In the midst of this monsoon season, persons in my household decided it was time to paint the deck with waterproofing sealant. This isn’t the best timing, but I have to admire their initiative. This meant the container plants on the deck needed to make their way to temporary quarters on the front path where it’s hotter than Hades in midsummer.
Large pots of tomatoes, begonias, pelargoniums, moonflower and morning glory vines, and several flats of annuals still yearning to be planted are currently dazed and bewildered in a suddenly brighter location. The newly painted deck wood is slow to dry, and the containers have been on the front path for more than a week.
The cooler, spa-like conditions of the back deck have made these plants tender. With no need to develop thicker skins to shelter interior tissues from ultraviolet rays, they’ve grown lush foliage and extended their stems to gather light. Now they’re reeling from full exposure to sun and wind, and I can see small leaves beginning to turn crisp at the edges. They were watered three times weekly on the deck, but now they’re in full wilt, requiring watering twice daily.
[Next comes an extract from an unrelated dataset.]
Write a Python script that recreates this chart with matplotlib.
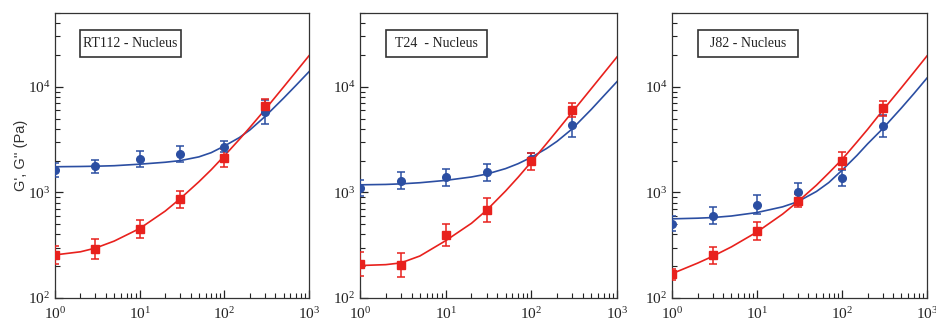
"""Modulos G' y G'' del nucleo para tres lineas celulares (RT112, T24, J82)."""

import matplotlib

matplotlib.use("Agg")
import matplotlib.pyplot as plt  # noqa: E402
from matplotlib.patches import Rectangle  # noqa: E402
from matplotlib.ticker import LogLocator, NullFormatter  # noqa: E402

plt.rcParams["font.family"] = ["Liberation Serif", "DejaVu Serif"]
plt.rcParams["mathtext.fontset"] = "custom"
plt.rcParams["mathtext.rm"] = "Liberation Serif"

COLOR_G1 = "#2b4ea2"  # G' (azul)
COLOR_G2 = "#e8211d"  # G'' (rojo)

# Frecuencias medidas (Hz)
freq = [1, 3, 10, 30, 100, 300]

# Frecuencias donde se leyeron las curvas de ajuste
fit_freq = [1, 2, 3, 5, 10, 20, 30, 50, 70, 100, 150, 200, 300, 500, 700, 1000]

panel_titles = ["RT112 - Nucleus", "T24  - Nucleus", "J82 - Nucleus"]

# Puntos medidos (Pa) y error relativo (%)
g1_points = [
    [1630, 1760, 2070, 2300, 2720, 5830],
    [1100, 1290, 1390, 1550, 2050, 4310],
    [504, 604, 762, 1000, 1370, 4250],
]
g1_err = [
    [17, 16, 20, 19, 12, 30],
    [18, 20, 20, 21, 14, 30],
    [18, 20, 23, 23, 20, 27],
]
g2_points = [
    [256, 289, 448, 861, 2110, 6600],
    [208, 205, 395, 684, 1970, 6000],
    [167, 253, 430, 838, 2000, 6240],
]
g2_err = [
    [21, 24, 22, 21, 21, 16],
    [30, 30, 26, 30, 20, 17],
    [13, 21, 21, 15, 21, 17],
]

# Curvas de ajuste (Pa) en fit_freq
g1_fit = [
    [1750, 1760, 1770, 1790, 1850, 1930, 2000, 2170, 2380, 2750, 3300, 3900, 5200, 7800, 10300, 13900],
    [1180, 1190, 1205, 1235, 1300, 1400, 1490, 1680, 1870, 2150, 2600, 3050, 4000, 6100, 8200, 11200],
    [562, 570, 578, 598, 645, 730, 815, 1020, 1240, 1620, 2240, 2880, 4000, 6300, 8600, 12100],
]
g2_fit = [
    [256, 274, 297, 346, 455, 665, 870, 1260, 1640, 2220, 3170, 4120, 6040, 9950, 13860, 19700],
    [203, 207, 215, 250, 349, 510, 677, 1030, 1390, 1946, 2890, 3840, 5760, 9600, 13440, 19200],
    [170, 214, 248, 305, 422, 623, 813, 1170, 1530, 2050, 3000, 3950, 5950, 9800, 13700, 19600],
]

# Posiciones de los paneles en fraccion de figura: [left, bottom, width, height]
panel_rects = [
    [0.0587, 0.0802, 0.2711, 0.8797],
    [0.3842, 0.0802, 0.2743, 0.8797],
    [0.7172, 0.0802, 0.2721, 0.8797],
]

fig = plt.figure(figsize=(9.37, 3.24), dpi=100)

for i in range(3):
    ax = fig.add_axes(panel_rects[i])
    ax.set_xscale("log")
    ax.set_yscale("log")

    ax.plot(fit_freq, g1_fit[i], color=COLOR_G1, linewidth=1.2, zorder=2)
    ax.plot(fit_freq, g2_fit[i], color=COLOR_G2, linewidth=1.2, zorder=2)

    for pts, err, color, marker in [
        (g1_points[i], g1_err[i], COLOR_G1, "o"),
        (g2_points[i], g2_err[i], COLOR_G2, "s"),
    ]:
        lo = [p - p / (1 + e / 100) for p, e in zip(pts, err)]
        hi = [p * e / 100 for p, e in zip(pts, err)]
        ax.errorbar(
            freq, pts, yerr=[lo, hi], fmt=marker, color=color, markersize=5.5,
            elinewidth=1.1, capsize=3, capthick=1.1, zorder=3,
        )

    ax.set_xlim(1, 1000)
    ax.set_ylim(100, 50000)

    ax.xaxis.set_major_locator(LogLocator(base=10, numticks=10))
    ax.xaxis.set_minor_locator(LogLocator(base=10, subs=range(2, 10), numticks=10))
    ax.yaxis.set_major_locator(LogLocator(base=10, numticks=10))
    ax.yaxis.set_minor_locator(LogLocator(base=10, subs=range(2, 10), numticks=10))
    ax.xaxis.set_minor_formatter(NullFormatter())
    ax.yaxis.set_minor_formatter(NullFormatter())
    ax.tick_params(which="both", direction="in", top=False, right=False,
                   labelsize=11, colors="#222222")
    ax.tick_params(which="major", length=6, width=0.9)
    ax.tick_params(which="minor", length=3.5, width=0.8)
    ax.tick_params(axis="x", pad=6)
    for sp in ax.spines.values():
        sp.set_linewidth(0.9)
        sp.set_color("#333333")

    # Caja con el nombre de la linea celular
    ax.add_patch(Rectangle((0.10, 0.845), 0.395, 0.095, transform=ax.transAxes,
                           fill=False, edgecolor="#333333", linewidth=1.2, zorder=4))
    ax.text(0.2975, 0.8925, panel_titles[i], transform=ax.transAxes,
            ha="center", va="center", fontsize=10, color="#222222")

    if i == 0:
        ax.set_ylabel("G', G'' (Pa)", family="Liberation Sans", fontsize=10.5,
                      color="#333333")
        ax.yaxis.set_label_coords(-0.105, 0.5)

fig.savefig("out.png", dpi=100)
I’ve tried to fall back on the guidelines for container plants in stressful circumstances, clustering them together to form a microclimate (no effort required for that, as the path is already crowded), and frequently misting with a fine hose nozzle to temporarily cool foliage. I’ve also cut back stems to ease stress on root systems unable to adequately service limp leaves. I tried draping the containers with a white bed sheet to reflect light off their heated surfaces. These efforts are helpful, but haven’t solved the problem in any large way.
What has made a difference has been mulching the soil surface in each container. No matter if it’s a field of roses or a pot of begonias, covering the soil with organic mulch is the first and best defense against heat and drought. I was able to scrounge up enough leaves, pine needles and shredded bark to put a two- to three-inch (5- to 8-cm) layer of mulch around the stems in each pot, being sure to extend the materials all the way to the pot rims, and leaving no cracks where sunlight can enter. I learned that the depth of mulch is key to really keeping soil temperature cool, or at least cooler than it might be when fully exposed. A thin mulch (one inch / 2.5 cm or less) really didn’t do much, but the deeper layer resulted in cooler soil. As well, there is significantly less moisture evaporating, and watering has been cut down to once daily, delivered at night when plant tissues imbibe water and repair their cells.
It’s been a rough season for plants in containers, and there are still lessons to be learned about protecting them from excessive heat. I would also like the deck to finally dry, and for someone to spray the gardener with a hose.